The six nations of the Gulf Cooperation Council (GCC) have been mulling the introduction of VAT since 2007 to broaden their revenue base, with negotiations happening jointly to avoid any one nation losing out in competition with others in the region.
“The committee has met many times but we haven’t concluded anything yet,” Younis Hajj Al Khoori, undersecretary at the UAE Ministry of Finance, told reporters on the sidelines of a media event on Sunday.
The committee is meeting again this month to try to sort out matters, he said, adding with the main sticking points related to imposing VAT on certain goods and services.
Some countries do not want the levy on food, for example, and others want to exclude healthcare.
A levy of between 3 and 5 per cent has been proposed by the committee but Khoori said a figure has not been finalised.

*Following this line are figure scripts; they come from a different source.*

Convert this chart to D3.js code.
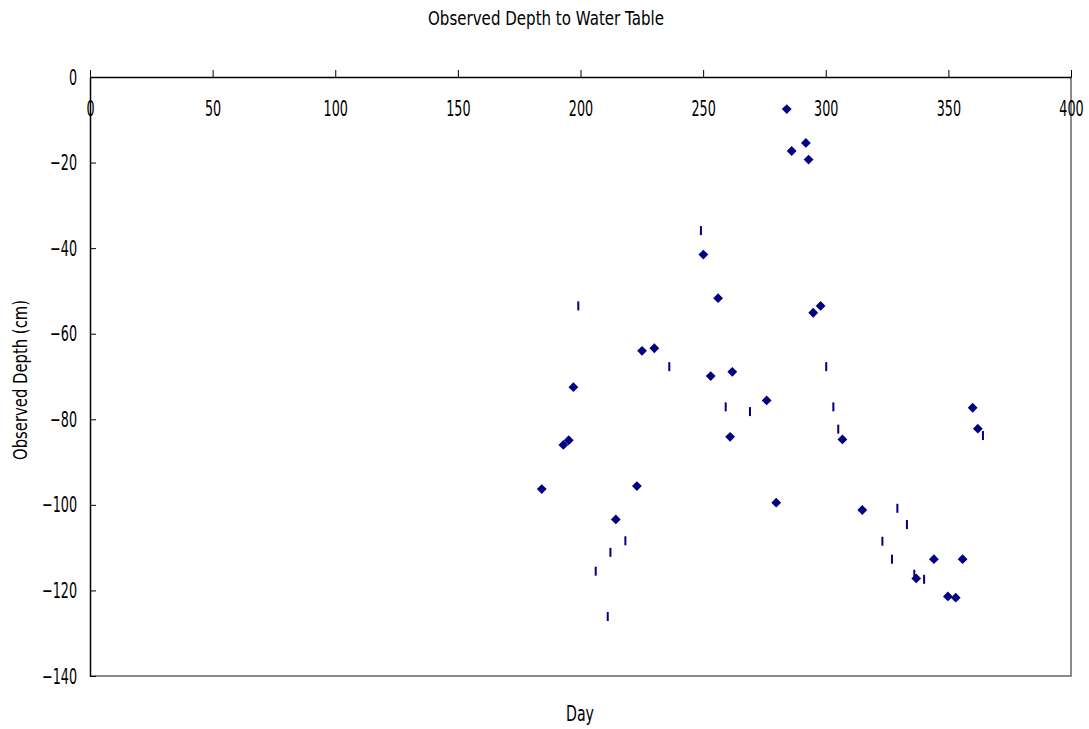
<!DOCTYPE html>
<html>
<head>
<meta charset="utf-8">
<script src="https://cdn.jsdelivr.net/npm/d3@7"></script>
<style>
  body { margin: 0; background: #fff; }
  svg text { font-family: "DejaVu Sans", sans-serif; font-weight: 400; fill: #000; }
</style>
</head>
<body>
<script>
// observed depth, diamonds
var obsDay   = [184.2, 193.0, 195.2, 197.1, 214.4, 223.0, 225.1, 230.1, 250.1, 253.1,
                256.1, 261.0, 261.9, 275.9, 279.8, 284.1, 286.1, 291.9, 293.0, 294.9,
                297.9, 306.8, 314.9, 336.9, 344.1, 349.8, 353.0, 355.8, 359.9, 362.0];
var obsDepth = [-96.3, -86.0, -84.9, -72.5, -103.4, -95.6, -64.0, -63.4, -41.5, -69.9,
                -51.7, -84.1, -68.9, -75.6, -99.5, -7.5, -17.3, -15.4, -19.3, -55.1,
                -53.5, -84.7, -101.2, -117.2, -112.7, -121.4, -121.7, -112.7, -77.3, -82.2];

// second series, dash markers
var dashDay   = [199.1, 206.2, 211.1, 212.2, 218.3, 236.2, 249.1, 259.2, 269.1, 300.2,
                 303.1, 305.1, 323.1, 327.0, 329.2, 333.1, 336.1, 340.1, 364.1];
var dashDepth = [-53.5, -115.5, -126.1, -111.1, -108.4, -67.7, -35.9, -77.1, -78.2, -67.7,
                 -77.1, -82.3, -108.5, -112.7, -100.8, -104.6, -116.2, -117.4, -83.8];

var xTicks = [0, 50, 100, 150, 200, 250, 300, 350, 400];
var yTicks = [0, -20, -40, -60, -80, -100, -120, -140];
var yTickLabels = ["0", "\u221220", "\u221240", "\u221260", "\u221280", "\u2212100", "\u2212120", "\u2212140"];

var width = 1089, height = 729;
var mLeft = 90, mRight = 1071, mTop = 77, mBottom = 676;
var squeeze = 0.58; // the original font is very narrow

var x = d3.scaleLinear().domain([0, 400]).range([mLeft, mRight]);
var y = d3.scaleLinear().domain([0, -140]).range([mTop, mBottom]);

var svg = d3.select("body").append("svg")
    .attr("width", width)
    .attr("height", height);

// right + bottom frame (grey)
svg.append("path")
    .attr("d", "M" + mRight + "," + mTop + "V" + mBottom + "H" + mLeft)
    .attr("fill", "none")
    .attr("stroke", "#666")
    .attr("stroke-width", 1.5);

// x axis along the top, labels hang under the line
var xAxis = svg.append("g")
    .attr("transform", "translate(0," + mTop + ")")
    .call(d3.axisTop(x).tickValues(xTicks).tickSizeInner(7).tickSizeOuter(0));
xAxis.select(".domain").attr("stroke-width", 1.5);
xAxis.selectAll("text")
    .attr("y", 39)
    .attr("dy", null)
    .attr("transform", "scale(" + squeeze + ",1)")
    .style("font-size", "22px");

// y axis, ticks pointing inward
var yAxis = svg.append("g")
    .attr("transform", "translate(" + mLeft + ",0)")
    .call(d3.axisLeft(y).tickValues(yTicks)
        .tickFormat(function(d, i) { return yTickLabels[i]; })
        .tickSizeInner(-6).tickSizeOuter(0).tickPadding(13));
yAxis.select(".domain").attr("stroke-width", 1.5);
yAxis.selectAll("text")
    .attr("x", -13 / squeeze)
    .attr("transform", "scale(" + squeeze + ",1)")
    .style("font-size", "22px");

var obs = obsDay.map(function(d, i) { return {day: d, depth: obsDepth[i]}; });
var dash = dashDay.map(function(d, i) { return {day: d, depth: dashDepth[i]}; });

svg.selectAll(".dia")
    .data(obs)
  .enter().append("path")
    .attr("class", "dia")
    .attr("d", d3.symbol().type(d3.symbolSquare).size(48))
    .attr("transform", function(d) { return "translate(" + x(d.day) + "," + y(d.depth) + ") rotate(45)"; })
    .attr("fill", "#000080");

svg.selectAll(".dash")
    .data(dash)
  .enter().append("rect")
    .attr("class", "dash")
    .attr("x", function(d) { return x(d.day) - 1; })
    .attr("y", function(d) { return y(d.depth) - 4.5; })
    .attr("width", 2)
    .attr("height", 9)
    .attr("fill", "#000080");

svg.append("text")
    .attr("x", 428)
    .attr("y", 25)
    .attr("textLength", 236)
    .attr("lengthAdjust", "spacingAndGlyphs")
    .style("font-size", "19px")
    .text("Observed Depth to Water Table");

svg.append("text")
    .attr("x", 566)
    .attr("y", 721)
    .attr("textLength", 28)
    .attr("lengthAdjust", "spacingAndGlyphs")
    .style("font-size", "21px")
    .text("Day");

svg.append("text")
    .attr("transform", "translate(27,460) rotate(-90)")
    .attr("textLength", 160)
    .attr("lengthAdjust", "spacingAndGlyphs")
    .style("font-size", "20px")
    .text("Observed Depth (cm)");
</script>
</body>
</html>
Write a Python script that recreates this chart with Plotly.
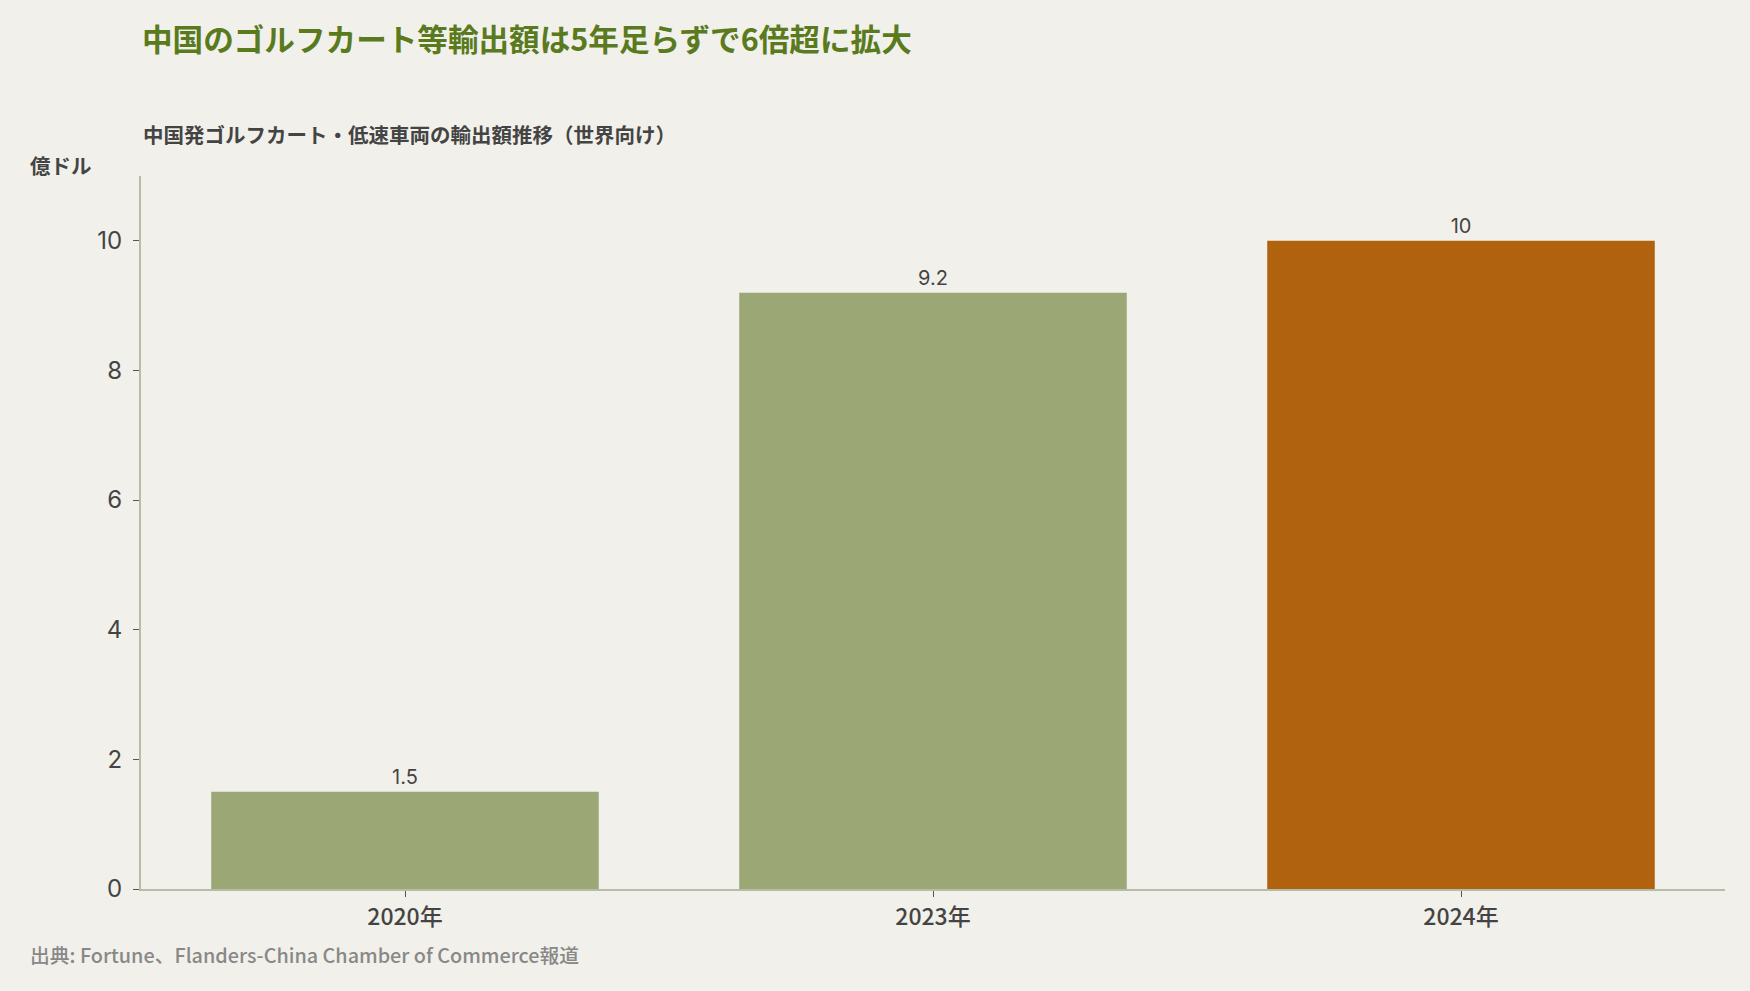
import plotly.graph_objects as go

# data
years = ["2020年", "2023年", "2024年"]
export_values = [1.5, 9.2, 10]
value_labels = ["1.5", "9.2", "10"]
bar_colors = ["#9ba876", "#9ba876", "#b0620f"]

FONT = "Noto Sans CJK JP"
NUM_FONT = "Inter"

fig = go.Figure()
fig.add_trace(go.Bar(
    x=years,
    y=export_values,
    marker=dict(color=bar_colors, line=dict(width=0)),
    text=value_labels,
    textposition="outside",
    textfont=dict(family=NUM_FONT, size=20, color="#444444"),
    cliponaxis=False,
    hoverinfo="skip",
))

fig.update_layout(
    width=1750,
    height=991,
    paper_bgcolor="#f2f0ea",
    plot_bgcolor="#f2f0ea",
    margin=dict(l=141, r=25, t=176, b=102),
    bargap=0.266,
    showlegend=False,
    font=dict(family=FONT, color="#444444"),
    title=dict(
        text="<b>中国のゴルフカート等輸出額は5年足らずで6倍超に拡大</b>",
        x=142 / 1750, xanchor="left",
        y=1 - 40 / 991, yanchor="middle",
        font=dict(family=FONT, size=30.6, color="#5a7a1e"),
    ),
)

fig.update_yaxes(
    range=[0, 11],
    tickvals=[0, 2, 4, 6, 8, 10],
    showgrid=False,
    zeroline=False,
    showline=True,
    linecolor="#b5bca8",
    linewidth=2,
    ticks="outside",
    ticklen=6,
    tickcolor="#555555",
    ticklabelstandoff=6,
    tickfont=dict(family=NUM_FONT, size=24, color="#444444"),
)
fig.update_xaxes(
    showgrid=False,
    showline=True,
    linecolor="#b5bca8",
    linewidth=2,
    ticks="outside",
    ticklen=6,
    tickcolor="#555555",
    tickfont=dict(family=FONT, size=23, color="#444444", weight=500),
)

fig.add_annotation(
    text="<b>中国発ゴルフカート・低速車両の輸出額推移（世界向け）</b>",
    xref="paper", yref="paper", x=0, y=(889 - 134) / 713,
    xanchor="left", yanchor="middle", showarrow=False,
    font=dict(family=FONT, size=20.5, color="#444444"),
)
fig.add_annotation(
    text="<b>億ドル</b>",
    xref="paper", yref="paper", x=(28 - 141) / 1584, y=(889 - 165) / 713,
    xanchor="left", yanchor="middle", showarrow=False,
    font=dict(family=FONT, size=20.5, color="#444444"),
)
fig.add_annotation(
    text="出典: Fortune、Flanders-China Chamber of Commerce報道",
    xref="paper", yref="paper", x=(28 - 141) / 1584, y=(889 - 954) / 713,
    xanchor="left", yanchor="middle", showarrow=False,
    font=dict(family=FONT, size=19.8, color="#888888", weight=500),
)

fig.write_html(
    "out.html",
    config={"displayModeBar": False},
    post_script="document.body.style.margin='0';",
)
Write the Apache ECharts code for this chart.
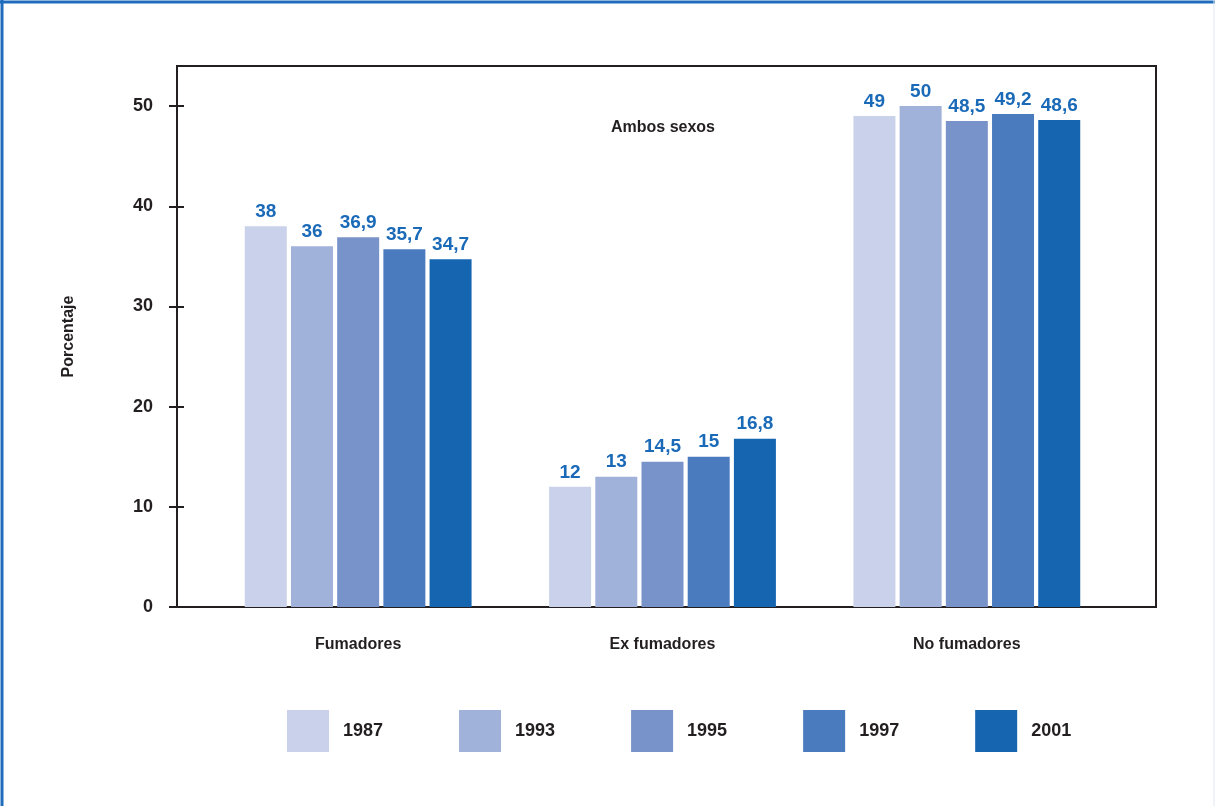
<!DOCTYPE html>
<html>
<head>
<meta charset="utf-8">
<script src="https://cdn.jsdelivr.net/npm/echarts@6/dist/echarts.min.js"></script>
<style>
  html, body { margin: 0; padding: 0; background: #fff; }
  #chart { width: 1215px; height: 806px; }
</style>
</head>
<body>
<div id="chart"></div>
<script>
  // data
  const categories = ['Fumadores', 'Ex fumadores', 'No fumadores'];
  const years = ['1987', '1993', '1995', '1997', '2001'];
  const v1987 = [38, 12, 49];
  const v1993 = [36, 13, 50];
  const v1995 = [36.9, 14.5, 48.5];
  const v1997 = [35.7, 15, 49.2];
  const v2001 = [34.7, 16.8, 48.6];
  const yTicks = [0, 10, 20, 30, 40, 50];

  const values = [v1987, v1993, v1995, v1997, v2001];
  const colors = ['#c9d2ea', '#a0b1da', '#7893c9', '#4b7bbf', '#1565b1'];
  const font = '"Liberation Sans", Arial, sans-serif';
  const dark = '#231f20';

  const chart = echarts.init(document.getElementById('chart'));

  const series = years.map(function (y, i) {
    return {
      name: y,
      type: 'bar',
      xAxisIndex: 1,
      yAxisIndex: 2,
      barWidth: 42,
      barGap: '10%',
      itemStyle: { color: colors[i] },
      label: {
        show: true,
        position: 'top',
        distance: 5,
        color: '#1a6ab8',
        fontFamily: font,
        fontWeight: 'bold',
        fontSize: 19,
        formatter: function (p) { return String(p.value).replace('.', ','); }
      },
      data: values[i]
    };
  });

  chart.setOption({
    animation: false,
    backgroundColor: '#fff',
    graphic: [
      { type: 'line', shape: { x1: 0, y1: 2, x2: 1215, y2: 2 }, style: { stroke: '#1f6cbc', lineWidth: 3 } },
      { type: 'line', shape: { x1: 2, y1: 0, x2: 2, y2: 806 }, style: { stroke: '#1f6cbc', lineWidth: 3 } },
      { type: 'line', shape: { x1: 1214, y1: 0, x2: 1214, y2: 806 }, style: { stroke: '#dde8f5', lineWidth: 1 } },
      {
        type: 'text', x: 663, y: 128,
        style: {
          text: 'Ambos sexos', fill: dark, fontFamily: font, fontWeight: 'bold', fontSize: 16,
          textAlign: 'center', textVerticalAlign: 'middle'
        }
      }
    ],
    legend: {
      data: years,
      left: 287,
      top: 710,
      padding: 0,
      icon: 'rect',
      itemWidth: 42,
      itemHeight: 42,
      itemGap: 76,
      textStyle: { color: dark, fontFamily: font, fontWeight: 'bold', fontSize: 18, padding: [0, 0, 0, 9] }
    },
    grid: [
      // frame with the y scale
      { left: 177, top: 66, width: 979, height: 541, show: true, borderColor: dark, borderWidth: 2, backgroundColor: 'transparent' },
      // bars
      { left: 206, top: 66, width: 913, height: 541 }
    ],
    xAxis: [
      { gridIndex: 0, type: 'value', min: 0, max: 1, show: false },
      {
        gridIndex: 1, type: 'category', data: categories,
        axisLine: { show: false }, axisTick: { show: false },
        axisLabel: { margin: 30, color: dark, fontFamily: font, fontWeight: 'bold', fontSize: 16 }
      }
    ],
    yAxis: [
      {
        gridIndex: 0, type: 'value', min: 0, max: 54, interval: 10,
        name: 'Porcentaje', nameLocation: 'middle', nameGap: 100, nameRotate: 90,
        nameTextStyle: { color: dark, fontFamily: font, fontWeight: 'bold', fontSize: 16 },
        axisLine: { show: true, lineStyle: { color: dark, width: 2 } },
        axisTick: { show: true, length: 8, lineStyle: { color: dark, width: 2 } },
        splitLine: { show: false },
        axisLabel: {
          margin: 24, color: dark, fontFamily: font, fontWeight: 'bold', fontSize: 18, showMaxLabel: false,
          formatter: function (v) { return yTicks.indexOf(v) >= 0 ? String(v) : ''; }
        }
      },
      {
        gridIndex: 0, type: 'value', min: 0, max: 54, interval: 10, position: 'left',
        axisLine: { show: false },
        axisTick: { show: true, inside: true, length: 7, lineStyle: { color: dark, width: 2 } },
        axisLabel: { show: false }, splitLine: { show: false }
      },
      { gridIndex: 1, type: 'value', min: 0, max: 54, show: false }
    ],
    series: series
  });

  window.onresize = function () {
    chart.resize();
  };
</script>
</body>
</html>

Officials at the IMF have long urged GCC states to introduce the tax as a way of ensuring a reliable inflow of government revenues, safeguarding against volatility in oil prices.
Corporate tax
“We are considering introducing corporate taxes. We have asked finance ministry officials to study the socio-economic effects of the tax,” he told ‘Emarat Al Youm’.
Khoori said the proposal is still in the study stage and that it has not been yet presented to the federal cabinet.
“The ministry will first coordinate with local authorities in each emirate to determine the tax level and targeted sector. So far, there is no definite date for the completion of this study and the enforcement of the tax law,” he said.